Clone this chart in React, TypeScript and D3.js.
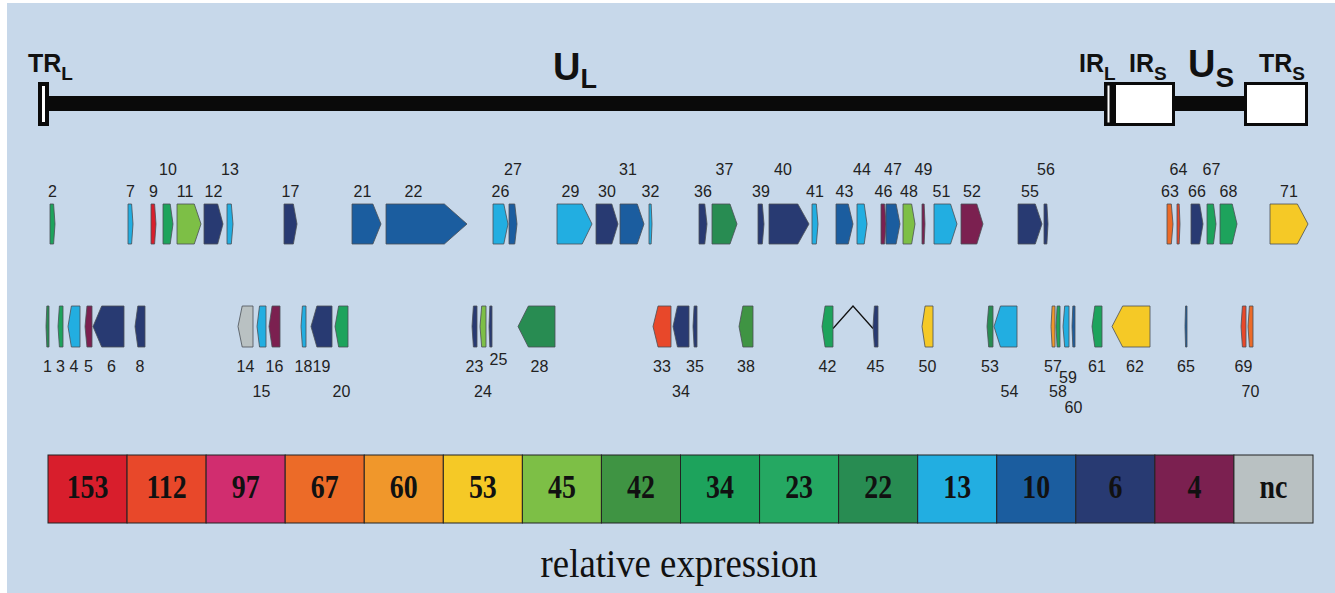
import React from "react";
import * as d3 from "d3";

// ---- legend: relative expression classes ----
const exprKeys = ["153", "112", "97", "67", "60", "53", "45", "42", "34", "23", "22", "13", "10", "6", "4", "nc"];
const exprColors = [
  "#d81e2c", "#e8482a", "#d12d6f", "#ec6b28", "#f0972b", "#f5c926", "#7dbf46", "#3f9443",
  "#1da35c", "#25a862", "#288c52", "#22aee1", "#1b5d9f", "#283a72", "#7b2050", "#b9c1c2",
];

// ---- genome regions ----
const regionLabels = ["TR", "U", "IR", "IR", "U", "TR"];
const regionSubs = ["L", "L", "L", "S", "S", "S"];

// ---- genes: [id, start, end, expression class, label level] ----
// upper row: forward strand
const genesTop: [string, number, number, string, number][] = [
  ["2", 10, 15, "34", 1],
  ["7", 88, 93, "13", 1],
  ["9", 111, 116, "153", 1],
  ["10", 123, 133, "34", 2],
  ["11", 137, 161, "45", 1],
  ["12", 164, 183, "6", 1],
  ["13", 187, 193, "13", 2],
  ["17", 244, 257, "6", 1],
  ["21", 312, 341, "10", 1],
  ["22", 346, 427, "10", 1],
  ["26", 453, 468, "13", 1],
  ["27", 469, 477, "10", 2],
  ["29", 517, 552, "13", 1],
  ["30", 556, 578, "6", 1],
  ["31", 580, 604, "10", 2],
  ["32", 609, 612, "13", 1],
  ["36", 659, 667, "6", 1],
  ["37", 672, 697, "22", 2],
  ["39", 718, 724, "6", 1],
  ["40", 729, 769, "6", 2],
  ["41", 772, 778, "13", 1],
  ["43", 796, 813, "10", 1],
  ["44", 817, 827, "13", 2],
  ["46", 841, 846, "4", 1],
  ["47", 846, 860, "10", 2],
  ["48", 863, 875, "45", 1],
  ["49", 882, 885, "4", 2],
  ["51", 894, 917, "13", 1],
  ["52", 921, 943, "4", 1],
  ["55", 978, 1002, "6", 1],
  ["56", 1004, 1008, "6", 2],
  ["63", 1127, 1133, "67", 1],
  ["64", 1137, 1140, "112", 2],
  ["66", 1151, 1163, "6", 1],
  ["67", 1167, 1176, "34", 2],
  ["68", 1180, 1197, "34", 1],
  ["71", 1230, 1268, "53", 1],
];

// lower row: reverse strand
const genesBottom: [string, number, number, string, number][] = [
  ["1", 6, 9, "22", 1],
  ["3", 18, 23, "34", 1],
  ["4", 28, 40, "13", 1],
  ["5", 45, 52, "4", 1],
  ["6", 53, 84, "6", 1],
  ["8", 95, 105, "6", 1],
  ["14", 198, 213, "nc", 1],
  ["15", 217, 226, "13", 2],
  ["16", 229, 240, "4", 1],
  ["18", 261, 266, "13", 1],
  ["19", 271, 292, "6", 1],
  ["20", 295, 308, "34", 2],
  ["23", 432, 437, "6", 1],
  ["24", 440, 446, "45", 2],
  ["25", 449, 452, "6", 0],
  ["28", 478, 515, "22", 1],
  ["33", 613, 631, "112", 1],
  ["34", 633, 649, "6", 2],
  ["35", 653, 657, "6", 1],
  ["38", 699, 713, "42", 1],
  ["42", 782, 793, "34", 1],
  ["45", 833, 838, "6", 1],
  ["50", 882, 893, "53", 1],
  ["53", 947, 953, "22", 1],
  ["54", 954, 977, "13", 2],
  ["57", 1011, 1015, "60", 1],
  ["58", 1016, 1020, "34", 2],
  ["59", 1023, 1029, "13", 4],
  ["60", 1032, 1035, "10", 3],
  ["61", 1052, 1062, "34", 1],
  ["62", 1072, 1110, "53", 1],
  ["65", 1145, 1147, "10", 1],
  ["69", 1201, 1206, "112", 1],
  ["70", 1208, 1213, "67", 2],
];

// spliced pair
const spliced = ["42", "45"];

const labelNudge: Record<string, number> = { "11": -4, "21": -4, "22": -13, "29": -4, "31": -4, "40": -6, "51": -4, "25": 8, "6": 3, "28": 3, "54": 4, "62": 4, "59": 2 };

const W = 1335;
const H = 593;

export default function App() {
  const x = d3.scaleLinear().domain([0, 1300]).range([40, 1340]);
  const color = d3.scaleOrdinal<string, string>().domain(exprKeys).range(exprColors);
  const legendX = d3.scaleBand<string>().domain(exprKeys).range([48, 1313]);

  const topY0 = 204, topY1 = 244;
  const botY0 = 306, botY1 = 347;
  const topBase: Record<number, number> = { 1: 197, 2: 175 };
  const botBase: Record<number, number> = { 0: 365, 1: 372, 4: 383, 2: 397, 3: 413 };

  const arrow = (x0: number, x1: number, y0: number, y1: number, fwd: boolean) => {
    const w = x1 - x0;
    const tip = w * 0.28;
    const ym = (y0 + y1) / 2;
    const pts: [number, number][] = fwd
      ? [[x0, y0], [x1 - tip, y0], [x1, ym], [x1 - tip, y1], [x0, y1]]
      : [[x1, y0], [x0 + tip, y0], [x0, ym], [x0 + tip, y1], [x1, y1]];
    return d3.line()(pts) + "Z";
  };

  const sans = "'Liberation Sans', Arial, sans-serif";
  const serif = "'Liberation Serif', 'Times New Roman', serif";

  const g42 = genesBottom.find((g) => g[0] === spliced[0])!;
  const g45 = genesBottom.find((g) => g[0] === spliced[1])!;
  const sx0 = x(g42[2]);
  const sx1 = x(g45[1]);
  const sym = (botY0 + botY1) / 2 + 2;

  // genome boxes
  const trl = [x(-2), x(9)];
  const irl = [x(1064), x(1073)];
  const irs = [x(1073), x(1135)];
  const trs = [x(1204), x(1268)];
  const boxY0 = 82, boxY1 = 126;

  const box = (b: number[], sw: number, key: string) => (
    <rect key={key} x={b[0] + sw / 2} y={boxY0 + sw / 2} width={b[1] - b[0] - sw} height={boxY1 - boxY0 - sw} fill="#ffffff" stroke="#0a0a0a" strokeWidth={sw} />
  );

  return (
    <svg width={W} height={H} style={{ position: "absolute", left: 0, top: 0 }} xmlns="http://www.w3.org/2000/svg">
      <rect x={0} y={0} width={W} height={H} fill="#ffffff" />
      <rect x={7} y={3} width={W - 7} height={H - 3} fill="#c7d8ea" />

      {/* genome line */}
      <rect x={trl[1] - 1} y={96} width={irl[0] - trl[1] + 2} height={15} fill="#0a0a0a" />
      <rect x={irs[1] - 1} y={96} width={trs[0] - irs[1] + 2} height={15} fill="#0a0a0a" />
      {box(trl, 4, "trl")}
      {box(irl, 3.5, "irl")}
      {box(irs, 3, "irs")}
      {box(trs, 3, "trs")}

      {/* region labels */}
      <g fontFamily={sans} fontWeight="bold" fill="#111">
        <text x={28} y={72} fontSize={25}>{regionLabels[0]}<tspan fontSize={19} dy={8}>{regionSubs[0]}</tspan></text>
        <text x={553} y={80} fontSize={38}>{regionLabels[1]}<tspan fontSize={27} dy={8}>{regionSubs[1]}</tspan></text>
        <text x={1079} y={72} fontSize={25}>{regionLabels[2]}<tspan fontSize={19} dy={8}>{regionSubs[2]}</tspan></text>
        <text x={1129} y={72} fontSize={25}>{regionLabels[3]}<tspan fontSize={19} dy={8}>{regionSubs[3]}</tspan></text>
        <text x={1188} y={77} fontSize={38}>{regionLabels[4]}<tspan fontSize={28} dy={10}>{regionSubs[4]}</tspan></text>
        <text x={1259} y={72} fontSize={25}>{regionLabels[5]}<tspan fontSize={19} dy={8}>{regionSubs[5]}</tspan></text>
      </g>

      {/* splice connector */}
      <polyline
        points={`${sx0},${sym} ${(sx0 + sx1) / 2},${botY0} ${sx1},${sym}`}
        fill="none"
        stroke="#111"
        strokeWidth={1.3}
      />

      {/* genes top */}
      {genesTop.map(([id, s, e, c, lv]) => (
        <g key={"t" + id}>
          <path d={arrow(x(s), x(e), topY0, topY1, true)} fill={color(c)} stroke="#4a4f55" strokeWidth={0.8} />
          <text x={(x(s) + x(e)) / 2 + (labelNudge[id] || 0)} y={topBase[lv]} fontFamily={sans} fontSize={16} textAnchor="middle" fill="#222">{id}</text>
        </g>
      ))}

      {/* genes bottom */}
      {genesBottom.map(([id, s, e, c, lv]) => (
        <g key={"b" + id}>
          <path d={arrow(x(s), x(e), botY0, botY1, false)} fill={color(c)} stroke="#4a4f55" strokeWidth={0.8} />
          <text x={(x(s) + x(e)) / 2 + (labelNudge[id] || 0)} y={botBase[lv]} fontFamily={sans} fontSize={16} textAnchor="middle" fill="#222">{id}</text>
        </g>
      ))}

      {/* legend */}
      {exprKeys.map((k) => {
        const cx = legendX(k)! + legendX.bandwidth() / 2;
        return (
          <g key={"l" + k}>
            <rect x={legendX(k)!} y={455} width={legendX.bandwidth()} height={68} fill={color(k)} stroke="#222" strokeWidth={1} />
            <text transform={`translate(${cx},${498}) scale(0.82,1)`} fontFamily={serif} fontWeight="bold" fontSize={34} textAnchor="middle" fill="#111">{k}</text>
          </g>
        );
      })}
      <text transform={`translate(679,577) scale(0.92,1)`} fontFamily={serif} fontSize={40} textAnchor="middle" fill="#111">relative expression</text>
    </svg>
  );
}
==
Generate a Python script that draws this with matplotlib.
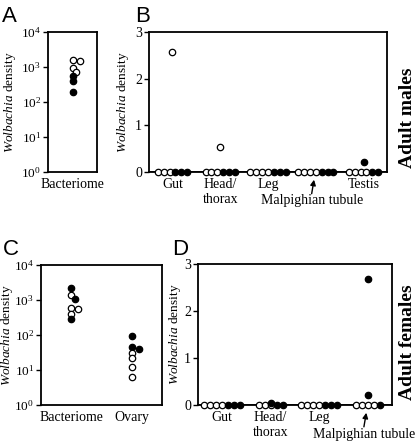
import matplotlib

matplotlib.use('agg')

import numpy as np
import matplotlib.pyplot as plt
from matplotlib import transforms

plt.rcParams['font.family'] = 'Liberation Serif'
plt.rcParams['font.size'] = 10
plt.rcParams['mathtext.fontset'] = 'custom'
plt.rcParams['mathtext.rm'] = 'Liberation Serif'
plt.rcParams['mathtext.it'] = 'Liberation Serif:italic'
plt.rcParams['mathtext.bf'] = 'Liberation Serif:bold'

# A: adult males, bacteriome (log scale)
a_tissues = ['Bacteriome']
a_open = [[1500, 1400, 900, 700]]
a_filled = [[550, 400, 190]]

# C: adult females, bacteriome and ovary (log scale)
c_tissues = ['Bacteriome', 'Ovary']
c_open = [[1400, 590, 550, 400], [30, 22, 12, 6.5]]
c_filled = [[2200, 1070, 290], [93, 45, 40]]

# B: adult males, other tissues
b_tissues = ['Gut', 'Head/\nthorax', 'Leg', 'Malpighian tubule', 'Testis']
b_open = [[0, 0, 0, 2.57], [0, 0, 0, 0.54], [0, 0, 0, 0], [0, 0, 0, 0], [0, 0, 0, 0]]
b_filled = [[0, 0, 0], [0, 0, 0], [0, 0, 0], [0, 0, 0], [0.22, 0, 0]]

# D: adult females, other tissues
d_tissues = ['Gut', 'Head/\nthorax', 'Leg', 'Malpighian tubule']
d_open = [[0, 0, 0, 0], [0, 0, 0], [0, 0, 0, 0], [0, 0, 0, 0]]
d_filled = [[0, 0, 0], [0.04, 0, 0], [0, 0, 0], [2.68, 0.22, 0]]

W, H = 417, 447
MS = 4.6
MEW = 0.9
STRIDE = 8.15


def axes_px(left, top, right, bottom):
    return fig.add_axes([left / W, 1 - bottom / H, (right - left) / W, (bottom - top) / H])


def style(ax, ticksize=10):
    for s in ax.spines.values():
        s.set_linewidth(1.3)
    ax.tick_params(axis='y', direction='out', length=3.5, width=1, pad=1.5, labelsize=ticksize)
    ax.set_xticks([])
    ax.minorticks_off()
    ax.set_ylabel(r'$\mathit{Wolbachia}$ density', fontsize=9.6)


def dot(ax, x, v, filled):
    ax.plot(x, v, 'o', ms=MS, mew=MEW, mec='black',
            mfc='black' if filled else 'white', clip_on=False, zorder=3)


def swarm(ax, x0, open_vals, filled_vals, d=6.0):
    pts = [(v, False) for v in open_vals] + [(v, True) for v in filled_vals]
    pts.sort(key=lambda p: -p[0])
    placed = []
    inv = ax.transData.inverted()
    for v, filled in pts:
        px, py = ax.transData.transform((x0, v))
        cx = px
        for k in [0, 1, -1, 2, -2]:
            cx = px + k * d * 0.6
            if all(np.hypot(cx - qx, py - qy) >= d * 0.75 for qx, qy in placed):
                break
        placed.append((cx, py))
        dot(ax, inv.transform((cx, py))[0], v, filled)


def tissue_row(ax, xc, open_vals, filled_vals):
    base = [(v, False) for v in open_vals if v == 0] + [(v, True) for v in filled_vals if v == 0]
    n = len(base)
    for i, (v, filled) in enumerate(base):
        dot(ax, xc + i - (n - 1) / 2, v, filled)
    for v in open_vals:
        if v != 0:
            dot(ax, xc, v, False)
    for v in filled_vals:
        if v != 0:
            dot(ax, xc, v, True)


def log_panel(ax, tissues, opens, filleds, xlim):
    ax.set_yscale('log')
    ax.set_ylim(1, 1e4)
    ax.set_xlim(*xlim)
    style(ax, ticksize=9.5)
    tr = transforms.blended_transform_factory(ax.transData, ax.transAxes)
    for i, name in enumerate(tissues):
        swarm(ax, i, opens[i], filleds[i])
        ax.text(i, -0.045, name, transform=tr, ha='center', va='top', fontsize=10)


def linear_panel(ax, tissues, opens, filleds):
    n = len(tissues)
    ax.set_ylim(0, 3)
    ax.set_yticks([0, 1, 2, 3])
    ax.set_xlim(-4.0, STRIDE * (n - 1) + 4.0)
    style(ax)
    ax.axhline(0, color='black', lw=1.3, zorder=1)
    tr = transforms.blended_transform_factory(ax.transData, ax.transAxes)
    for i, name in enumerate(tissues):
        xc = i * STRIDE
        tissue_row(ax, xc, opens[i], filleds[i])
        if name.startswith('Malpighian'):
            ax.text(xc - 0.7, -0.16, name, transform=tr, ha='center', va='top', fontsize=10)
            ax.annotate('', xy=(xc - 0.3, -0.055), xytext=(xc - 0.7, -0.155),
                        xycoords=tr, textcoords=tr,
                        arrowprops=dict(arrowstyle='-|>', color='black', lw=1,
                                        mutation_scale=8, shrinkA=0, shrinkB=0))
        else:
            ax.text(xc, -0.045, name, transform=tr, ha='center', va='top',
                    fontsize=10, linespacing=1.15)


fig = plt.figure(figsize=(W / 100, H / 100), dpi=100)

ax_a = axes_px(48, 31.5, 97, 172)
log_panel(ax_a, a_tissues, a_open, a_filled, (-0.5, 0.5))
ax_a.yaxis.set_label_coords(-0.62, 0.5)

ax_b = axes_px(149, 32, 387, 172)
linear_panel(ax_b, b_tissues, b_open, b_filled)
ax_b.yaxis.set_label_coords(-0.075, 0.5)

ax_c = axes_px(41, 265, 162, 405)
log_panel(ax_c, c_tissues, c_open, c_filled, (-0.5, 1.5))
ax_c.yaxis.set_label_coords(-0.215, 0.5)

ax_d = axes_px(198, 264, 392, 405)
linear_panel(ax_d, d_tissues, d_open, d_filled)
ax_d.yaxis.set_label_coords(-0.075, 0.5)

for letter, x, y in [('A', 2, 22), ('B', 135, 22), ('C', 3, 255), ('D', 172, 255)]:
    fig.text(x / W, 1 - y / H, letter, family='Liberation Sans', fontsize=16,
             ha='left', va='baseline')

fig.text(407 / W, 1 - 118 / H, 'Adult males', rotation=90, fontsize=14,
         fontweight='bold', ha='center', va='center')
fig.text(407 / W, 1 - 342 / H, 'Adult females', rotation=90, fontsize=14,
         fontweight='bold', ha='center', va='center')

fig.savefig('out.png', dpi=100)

§ Aim
Which lines hold the word "React"? Return all of them from the records above.

§ Result
Clone this chart in React, TypeScript and D3.js.
import React from "react";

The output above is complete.